Prove that if $S^k$ has a non vanishing vector field, then its antipodal map is homotopy to the identity if $k$ is even.

Question

Prove that if $S^k$ has a non vanishing vector field, then its antipodal map is homotopy to the identity if $k$ is even.

Here is what I got so far.

Suppose we have an antipodal map $x \to -x$ of $S^k \to S^k$. For $k=1$ the antipodal just rotating the point by $180^o$. So let $R(\theta)$ be the rotation map counter clock wise by angle $\theta$, meaning

$$R(\theta)= \left( \begin{array}{ccc} Cos\theta & -sin\theta \\ sin\theta & Cos\theta \\ \end{array} \right)$$

Let $F(x,t)=R(\pi t)_x$. Know that $R$ is linear map, so it is smooth. Consider $S^k=\{x: x_1^2+x_2^2+...+x_k^2=1\}$

Now I'm stuck.

Answer 1

While @Sky's answer is excellent and standard, it may be a little difficult to see the intuition behind it. Let me try to elaborate a little (warning: It's not rigorous):

Suppose that we have a non-vanishing vector field $v(x)$. Through $x$, $v(x)$, and the origin $0$, there is exactly one plane which intersects $S^n$ in a big circle. The direction of $v(x)$ uniquely (and continuously) defines a half circle (of the said big circle). Now the homotopy between $I$ and the antipodal map of $S^n$ is the exact homotopy of those of $S^1$: Move the antipodal point $-x$ along the chosen half circle towards $x$.

Answer 2

If S^k has a non vanishing vector field then -I will always be homotopic to I, no matter whether k is even. Since I(x) * cos(t) + v(x) * sin(t) is the desired homopoty, where v(x) denote the normalized( that is, |v(x)|=1 ) non vanishing vector field.

Answer 3

The first thing is to try to take the path $(1-t)x+t(-x)$ and project it radially on the sphere, but you cannot do it since such a path intersects the origin. But with the non vanishing vector field $v$ you can overcome that difficulty in the following way:

First, just to have a better visualization let us do the following (this is not necessary): if $\overline{v}$ is the tangent vector field (with origin at $0$), then consider $v(x)=\overline{v}(x)+x$ (now with origin at $x$).

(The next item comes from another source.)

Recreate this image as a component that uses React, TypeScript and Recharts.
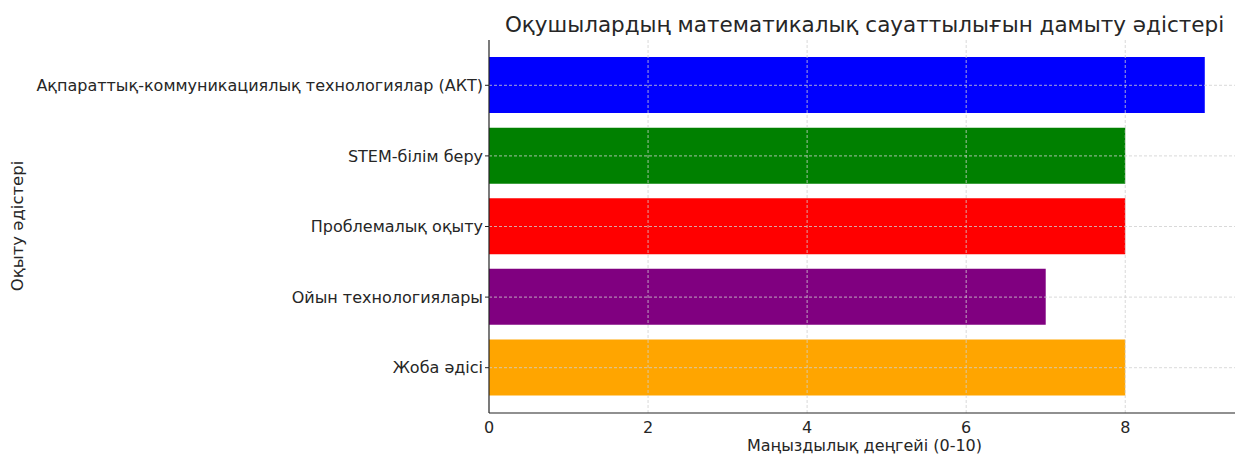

You just walk a little bit further from $x$ in the direction of $v(x)-x$ (you can do that once $v(x)\neq0$) by the path $$\dfrac{(1-t)x+t(v(x)-x)}{|(1-t)x+t(v(x)-x)|},\quad t\in[0,1].$$ And after you reached the destiny with $t=1$ we arrived at the point $v(x)/|v(x)|$, and now the path $(1-s)v(x)/|v(x)|+s(-x)$ never intersects the origin since $\overline{v}(x)$ is orthogonal to $-x$. Therefore you project it radially on the sphere and glue this path with the previous one, so you get the homotopy

$$H(x,t)=\begin{cases} \dfrac{(1-2t)x+2t(v(x)-x)}{|(1-2t)x+2t(v(x)-x)|}\quad\text{if}\quad t\in[0,1/2]\\ \dfrac{(2-2t)v(x)+(2t-1)(-x)}{|(2-2t)v(x)+(2t-1)(-x)|}\quad\text{if}\quad t\in[1/2,1], \end{cases}$$ which is clearly a homotopy between the identity and the antipodal map.